After textile, the second in growth of wage bill charts comes the auto and auto ancillary sector. In Q1 of FY22, this sector recorded a hike of 25.5% in wages and salaries. The figures for the four quarters of FY21 were (-)21.1%, (-)7.2%, 4.7% and 6.2%. This sector began hiring as soon as consumers came back to the market buying vehicles following the urgent need for personal transportation needs.

The two sectors to record more than 20% rise are metals and mining and consumer durables. While metals and mining wage bill rose by 22.6% in Q1 of FY21 – (-)2.3%, 0.9%, 14.6%, 25.3% in the four quarters of FY21 – that in consumer durables went up by 21.5% in Q1 of FY22. The salary bill of FY21 in the consumer durables sector contracted by 13.1% in Q1, 9.1% in Q2, 3.6% in Q3 and rose by 4.1% in Q4.

Famous five

Information technology, communication services, power, pharmaceuticals and FMCG were the only five sectors that did not witness any contraction in the wage bill in all the quarters of FY21.

The growth rates of IT salary bill were 7.3%, 5.5%, 6.8%, 8.6% in the four quarters respectively. In Q1 of FY22 (April-June), the wage bill again rose by 16.4% indicating the buoyancy in this sector as more and more industries globally hired their services to reorient their business during the pandemic.

One of the sectors to profit from the pandemic was pharmaceuticals. The amount it paid to employees rose by 8.8% in April-June 2021 on the back of growth rates of 9.4%, 7.8%, 9.6% and 4.1% in the four quarters of FY21.

Power, FMCG, communication

The rate of growth of FMCG wage bill was 2.6%, 6.5%, 9.4% and 11.5% in the four quarters of the last financial year. In the April-June quarter of FY22, it went up by 10.6%.

Though consumption suffered in the power sector during the pandemic, the wage bill did not contract. The figures for this sector in Q1, Q2, Q3 and Q4 of the wage bill in power stood at 7.6%, 16.4%, 10.9%, and 3.6% respectively. In Q1 of the current financial year, the wage bill rose by 11.6%.

Communication services industry also paid consistently rising wage bills that went up by 11.3, 4.6%, 13.1% and 7.3% in the four quarters of FY21. Salaries and wages rose by 7.4% in Q1 of FY22.

Tourism too

The only other sector besides transport services to record a dip in wage bills in all the four quarters of the last financial year was hotels and tourism.
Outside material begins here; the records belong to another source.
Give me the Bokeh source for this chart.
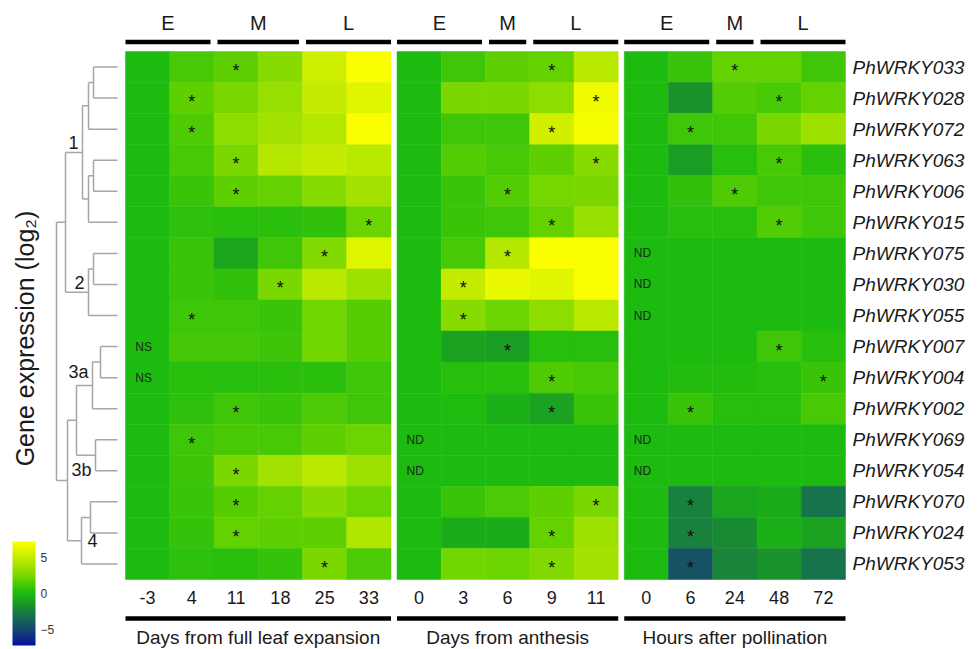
import numpy as np
from bokeh.plotting import figure
from bokeh.models import ColumnDataSource, Range1d, LinearColorMapper, ColorBar, FixedTicker
from bokeh.transform import transform
from bokeh.core.properties import value
from bokeh.embed import file_html
from bokeh.resources import INLINE

# ---------------- data ----------------
genes = ["PhWRKY033", "PhWRKY028", "PhWRKY072", "PhWRKY063", "PhWRKY006", "PhWRKY015",
         "PhWRKY075", "PhWRKY030", "PhWRKY055", "PhWRKY007", "PhWRKY004", "PhWRKY002",
         "PhWRKY069", "PhWRKY054", "PhWRKY070", "PhWRKY024", "PhWRKY053"]

leaf_days = ["-3", "4", "11", "18", "25", "33"]
flower_days = ["0", "3", "6", "9", "11"]
poll_hours = ["0", "6", "24", "48", "72"]

leaf_vals = [
    [0, 1.2, 1.8, 3.0, 5.3, 7.0],
    [0, 1.8, 2.6, 3.4, 5.0, 6.0],
    [0, 1.4, 3.2, 3.8, 4.3, 7.0],
    [0, 1.2, 2.6, 4.4, 5.0, 4.6],
    [0, 0.8, 1.8, 2.0, 3.0, 3.8],
    [0, 0.5, 0.4, 0.4, 0.6, 2.2],
    [0, 0.8, -0.8, 1.0, 2.8, 6.0],
    [0, 0.8, 0.6, 2.6, 4.6, 3.6],
    [0, 1.0, 1.0, 0.8, 2.4, 1.6],
    [0, 1.1, 1.1, 0.9, 2.4, 1.6],
    [0, 0.4, 0.3, 0.4, 0.4, 1.0],
    [0, 0.5, 1.0, 0.8, 1.3, 1.0],
    [0, 1.0, 1.2, 1.2, 1.8, 2.2],
    [0, 0.9, 2.6, 3.8, 4.6, 3.6],
    [0, 0.8, 1.6, 2.0, 3.0, 2.2],
    [0, 0.7, 2.0, 1.8, 1.8, 4.2],
    [0, 0.5, 0.4, 0.7, 2.6, 1.3],
]
flower_vals = [
    [0, 1.0, 1.8, 2.0, 4.6],
    [0, 2.6, 2.6, 3.2, 6.6],
    [0, 1.0, 1.0, 5.4, 6.8],
    [0, 1.5, 1.2, 1.8, 3.0],
    [0, 0.8, 1.5, 2.5, 2.6],
    [0, 0.8, 1.0, 2.0, 3.4],
    [0, 1.2, 4.4, 7.0, 7.0],
    [0, 5.0, 6.4, 6.0, 7.0],
    [0, 3.0, 2.2, 3.2, 4.6],
    [0, -1.0, -1.2, 0.3, 0.3],
    [0, 0.3, 0.4, 1.4, 1.2],
    [0, 0.1, -0.4, -1.0, 0.8],
    [0, 0, 0, 0, 0],
    [0, 0, 0, 0, 0],
    [0, 0.8, 1.3, 1.8, 2.6],
    [0, -0.6, -0.6, 2.0, 3.6],
    [0, 2.4, 2.2, 2.8, 3.8],
]
poll_vals = [
    [0, 0.8, 2.0, 2.0, 1.0],
    [0, -1.6, 1.5, 1.2, 2.0],
    [0, 1.0, 1.0, 2.6, 3.6],
    [0, -1.2, 0.3, 1.2, 0.4],
    [0, 0.6, 1.4, 1.0, 1.0],
    [0, 0.3, 0.3, 1.5, 1.0],
    [0, 0, 0, 0, 0],
    [0, 0, 0, 0, 0],
    [0, 0, 0, 0, 0],
    [0, 0, 0, 1.0, 0.3],
    [0, 0.2, 0.2, 0.3, 0.8],
    [0, 0.8, 0.3, 0.3, 1.2],
    [0, 0, 0, 0, 0],
    [0, 0, 0, 0, 0],
    [0, -2.4, -0.9, -0.6, -3.0],
    [0, -2.4, -2.0, -0.4, -1.0],
    [0, -4.4, -2.2, -1.6, -3.0],
]

# significant cells (gene row, column)
leaf_sig = [(0, 2), (1, 1), (2, 1), (3, 2), (4, 2), (5, 5), (6, 4), (7, 3), (8, 1),
            (11, 2), (12, 1), (13, 2), (14, 2), (15, 2), (16, 4)]
flower_sig = [(0, 3), (1, 4), (2, 3), (3, 4), (4, 2), (5, 3), (6, 2), (7, 1), (8, 1),
              (9, 2), (10, 3), (11, 3), (14, 4), (15, 3), (16, 3)]
poll_sig = [(0, 2), (1, 3), (2, 1), (3, 3), (4, 2), (5, 3), (9, 3), (10, 4), (11, 1),
            (14, 1), (15, 1), (16, 1)]

leaf_notes = {9: "NS", 10: "NS"}
flower_notes = {12: "ND", 13: "ND"}
poll_notes = {6: "ND", 7: "ND", 8: "ND", 12: "ND", 13: "ND"}

leaf_stages = [("E", 0, 1), ("M", 2, 3), ("L", 4, 5)]
flower_stages = [("E", 0, 1), ("M", 2, 2), ("L", 3, 4)]
poll_stages = [("E", 0, 1), ("M", 2, 2), ("L", 3, 4)]

panel_titles = ["Days from full leaf expansion", "Days from anthesis", "Hours after pollination"]

# dendrogram merges: (left, right, height); ids >= 17 are earlier merges
merges = [
    (0, 1, 24), (17, 2, 29), (3, 4, 24), (19, 5, 29), (18, 20, 35),
    (6, 7, 24), (22, 8, 29), (21, 23, 52),
    (9, 10, 17), (25, 11, 25), (12, 13, 22), (26, 27, 41),
    (14, 15, 27), (29, 16, 36), (28, 30, 50), (24, 31, 61),
]
cluster_labels = [("1", 21, "above"), ("2", 23, "above"), ("3a", 26, "above"),
                  ("3b", 27, "below"), ("4", 30, "right")]

y_title = "Gene expression (log\u2082)"

# ---------------- layout ----------------
FONT = "Liberation Sans"
TXT = "#1a1a1a"
W, H = 979, 649
CW, RH = 44.25, 31.06
X0, Y0 = 125, 51
GAP = 6 / CW


def dx(px):
    return px / CW


def dy(px):
    return px / RH


panels = [
    dict(cols=leaf_days, vals=leaf_vals, sig=leaf_sig, notes=leaf_notes, stages=leaf_stages, title=panel_titles[0]),
    dict(cols=flower_days, vals=flower_vals, sig=flower_sig, notes=flower_notes, stages=flower_stages, title=panel_titles[1]),
    dict(cols=poll_hours, vals=poll_vals, sig=poll_sig, notes=poll_notes, stages=poll_stages, title=panel_titles[2]),
]
off = 0.0
for pan in panels:
    pan["x0"] = off
    off += len(pan["cols"]) + GAP

p = figure(width=W, height=H,
           x_range=Range1d(-dx(X0), dx(W - X0)),
           y_range=Range1d(dy(H - Y0), -dy(Y0)),
           x_axis_type=None, y_axis_type=None,
           toolbar_location=None, output_backend="svg", min_border=0)
p.outline_line_color = None
p.grid.grid_line_color = None

# palette
anchors = [(-7.2, (8, 16, 160)), (-5, (20, 70, 110)), (-3, (22, 115, 75)), (-1.5, (26, 150, 40)),
           (0, (28, 186, 16)), (2, (100, 210, 0)), (4, (170, 228, 0)), (5.5, (210, 240, 0)),
           (7.2, (255, 255, 0))]
av = [a[0] for a in anchors]
palette = []
for v in np.linspace(-7.2, 7.2, 256):
    rgb = [int(round(np.interp(v, av, [a[1][k] for a in anchors]))) for k in range(3)]
    palette.append("#%02x%02x%02x" % tuple(rgb))
mapper = LinearColorMapper(palette=palette, low=-7.2, high=7.2)

# cells
xs, ys, vv = [], [], []
for pan in panels:
    for i, row in enumerate(pan["vals"]):
        for j, v in enumerate(row):
            xs.append(pan["x0"] + j + 0.5)
            ys.append(i + 0.5)
            vv.append(v)
src = ColumnDataSource(dict(x=xs, y=ys, v=vv))
p.rect("x", "y", width=1, height=1, source=src, fill_color=transform("v", mapper),
       line_color=transform("v", mapper), line_width=0.5)

# stars
sx = [pan["x0"] + c + 0.5 for pan in panels for (r, c) in pan["sig"]]
sy = [r + 0.5 for pan in panels for (r, c) in pan["sig"]]
p.text(x=sx, y=sy, text=["*"] * len(sx), text_align="center", text_baseline="middle",
       y_offset=4, text_font=value(FONT), text_font_size="18px", text_color="#111111")

# notes
nx, ny, nt = [], [], []
for pan in panels:
    for r, t in pan["notes"].items():
        nx.append(pan["x0"] + 0.5 - dx(4)); ny.append(r + 0.5); nt.append(t)
p.text(x=nx, y=ny, text=nt, text_align="center", text_baseline="middle",
       text_font=value(FONT), text_font_size="12px", text_color="#1a2a1a")

# stage bars and labels
bx0, bx1, lx, lt = [], [], [], []
for pan in panels:
    n = len(pan["cols"])
    for lab, a, b in pan["stages"]:
        left = pan["x0"] + a + (dx(3.5) if a > 0 else 0)
        right = pan["x0"] + b + 1 - (dx(3.5) if b < n - 1 else 0)
        bx0.append(left); bx1.append(right)
        lx.append((left + right) / 2); lt.append(lab)
ybar = dy(41.5 - Y0)
p.segment(x0=bx0, y0=[ybar] * len(bx0), x1=bx1, y1=[ybar] * len(bx0), line_color="black",
          line_width=4.5, line_cap="butt")
p.text(x=lx, y=[dy(22 - Y0)] * len(lx), text=lt, text_align="center", text_baseline="middle",
       text_font=value(FONT), text_font_size="20px", text_color=TXT)

# tick labels, bottom bars, titles
tx, tt = [], []
for pan in panels:
    for j, c in enumerate(pan["cols"]):
        tx.append(pan["x0"] + j + 0.5); tt.append(c)
p.text(x=tx, y=[dy(597 - Y0)] * len(tx), text=tt, text_align="center", text_baseline="middle",
       text_font=value(FONT), text_font_size="18px", text_color=TXT)
ybb = dy(618 - Y0)
p.segment(x0=[pan["x0"] for pan in panels], y0=[ybb] * 3,
          x1=[pan["x0"] + len(pan["cols"]) for pan in panels], y1=[ybb] * 3,
          line_color="black", line_width=4.5, line_cap="butt")
p.text(x=[pan["x0"] + len(pan["cols"]) / 2 for pan in panels], y=[dy(637 - Y0)] * 3,
       text=[pan["title"] for pan in panels], text_align="center", text_baseline="middle",
       text_font=value(FONT), text_font_size="19px", text_color=TXT)

# gene labels
gx = panels[-1]["x0"] + len(panels[-1]["cols"]) + dx(7)
p.text(x=[gx] * len(genes), y=[i + 0.5 for i in range(len(genes))], text=genes,
       text_align="left", text_baseline="middle", text_font=value(FONT),
       text_font_size="19px", text_font_style="italic", text_color=TXT)

# dendrogram
node_y = {i: i + 0.5 for i in range(len(genes))}
node_h = {i: 0 for i in range(len(genes))}


def hx(h):
    return -dx(8 + h)


seg = dict(x0=[], y0=[], x1=[], y1=[])
for k, (a, b, h) in enumerate(merges):
    nid = len(genes) + k
    node_y[nid] = (node_y[a] + node_y[b]) / 2
    node_h[nid] = h
    for c in (a, b):
        seg["x0"].append(hx(node_h[c])); seg["y0"].append(node_y[c])
        seg["x1"].append(hx(h)); seg["y1"].append(node_y[c])
    seg["x0"].append(hx(h)); seg["y0"].append(node_y[a])
    seg["x1"].append(hx(h)); seg["y1"].append(node_y[b])
p.segment(x0="x0", y0="y0", x1="x1", y1="y1", source=ColumnDataSource(seg),
          line_color="#a6a6a6", line_width=1.5)

for lab, nid, pos in cluster_labels:
    x, y = hx(node_h[nid]), node_y[nid]
    if pos == "above":
        kw = dict(x=[x - dx(4)], y=[y - dy(3)], text_align="right", text_baseline="bottom")
    elif pos == "below":
        kw = dict(x=[x - dx(4)], y=[y + dy(5)], text_align="right", text_baseline="top")
    else:
        kw = dict(x=[x + dx(6)], y=[y], text_align="left", text_baseline="middle")
    p.text(text=[lab], text_font=value(FONT), text_font_size="18px", text_color=TXT, **kw)

# y title
p.text(x=[dx(24 - X0)], y=[dy(338 - Y0)], text=[y_title], angle=np.pi / 2,
       text_align="center", text_baseline="middle", text_font=value(FONT),
       text_font_size="25px", text_color=TXT)

# colour bar
cb = ColorBar(color_mapper=mapper, location=(12, 4), width=23, height=104, padding=0, margin=0,
              ticker=FixedTicker(ticks=[-5, 0, 5]), major_tick_line_color=None,
              major_label_text_font=FONT, major_label_text_font_size="12px",
              major_label_text_color="#333333", label_standoff=5, bar_line_color=None,
              background_fill_alpha=0, border_line_color=None)
p.add_layout(cb, "center")

open("out.html", "w").write(file_html(p, INLINE))
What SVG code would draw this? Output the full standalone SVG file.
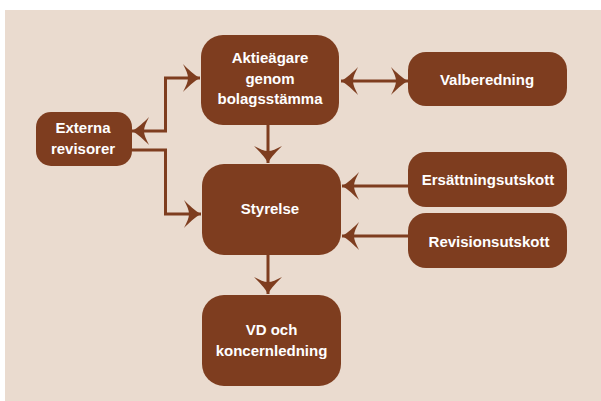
<svg xmlns="http://www.w3.org/2000/svg" width="601" height="401" viewBox="0 0 601 401">
<style>
.node{fill:#7e3d1f;}
.lbl{font-family:"Liberation Sans",Arial,sans-serif;font-weight:bold;font-size:15px;fill:#ffffff;text-anchor:middle;}
.con{fill:none;stroke:#7e3d1f;stroke-width:3;}
</style>
<defs>
<marker id="ah" markerUnits="userSpaceOnUse" viewBox="-18 -15 19 30" refX="0" refY="0" markerWidth="19" markerHeight="30" orient="auto-start-reverse">
<path d="M0,0 C-6,-3 -12,-9 -17,-14 C-14,-8 -12,-4 -12,0 C-12,4 -14,8 -17,14 C-12,9 -6,3 0,0 Z" fill="#7e3d1f"/>
</marker>
</defs>
<rect x="5" y="10" width="596" height="391" fill="#eadbcf"/>
<g id="connectors">
<path class="con" d="M268,125 V163" marker-end="url(#ah)"/>
<path class="con" d="M268,255 V294" marker-end="url(#ah)"/>
<path class="con" d="M341,81 H408" marker-start="url(#ah)" marker-end="url(#ah)"/>
<path class="con" d="M408,186 H342" marker-end="url(#ah)"/>
<path class="con" d="M408,236 H342" marker-end="url(#ah)"/>
<path class="con" d="M200,78 H165.5 V131 H132" marker-start="url(#ah)" marker-end="url(#ah)"/>
<path class="con" d="M132,150 H165.5 V214 H201" marker-end="url(#ah)"/>
</g>
<g id="aktieagare">
<rect class="node" x="201" y="35" width="138" height="90" rx="22"/>
<text class="lbl" x="270" y="63">Aktieägare</text>
<text class="lbl" x="270" y="83.5">genom</text>
<text class="lbl" x="270" y="104">bolagsstämma</text>
</g>
<g id="valberedning">
<rect class="node" x="408" y="52" width="159" height="54" rx="18"/>
<text class="lbl" x="487" y="85">Valberedning</text>
</g>
<g id="externa">
<rect class="node" x="36" y="112" width="96" height="54" rx="15"/>
<text class="lbl" x="83" y="133">Externa</text>
<text class="lbl" x="83" y="154">revisorer</text>
</g>
<g id="styrelse">
<rect class="node" x="202" y="164" width="139" height="91" rx="22"/>
<text class="lbl" x="270" y="214">Styrelse</text>
</g>
<g id="ersattning">
<rect class="node" x="408" y="152" width="159" height="55" rx="18"/>
<text class="lbl" x="488" y="184.5">Ersättningsutskott</text>
</g>
<g id="revision">
<rect class="node" x="408" y="213" width="159" height="55" rx="18"/>
<text class="lbl" x="489" y="246.5">Revisionsutskott</text>
</g>
<g id="vd">
<rect class="node" x="202" y="295" width="139" height="91" rx="22"/>
<text class="lbl" x="271.5" y="335">VD och</text>
<text class="lbl" x="271.5" y="356">koncernledning</text>
</g>
</svg>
Both were devastated by the pandemic as people were forced to stay indoors.

Tourism and hotels recorded dips of 34.5%, 40.2%, 38.1% and 35.1% in the four quarters of FY21. But this year in the first quarter, it began hiring again and its wage bill rose 4.3%.

RBI has categorised other sectors as “others”. In this bundle wages rose by 13.9% in the April-June quarter.

Revitalisation indicator

RBI has interpreted the corporate indicators as a sign of revitalisation of the economy. Analysing numbers from 1,427 listed non-financial companies that declared their earnings results “so far”, RBI found that during the quarter ending June 2021, net sales of these companies surged by 57% year-on-year compared to a decline of 34% in April-June 2020 when the first wave ravaged the country.

These 1,427 companies accounted for 86.8% of the market capitalisation of all listed non-financial companies in the country.

“The year-on-year jump in net sales this year is admittedly suffused with base effects because of the large fall in the corresponding quarter last year; however, even on a sequential basis (quarter-on-quarter) that skirts base effects, net sales of these companies declined around 9 per cent, an appreciable improvement over the plunge a year ago,” stated RBI.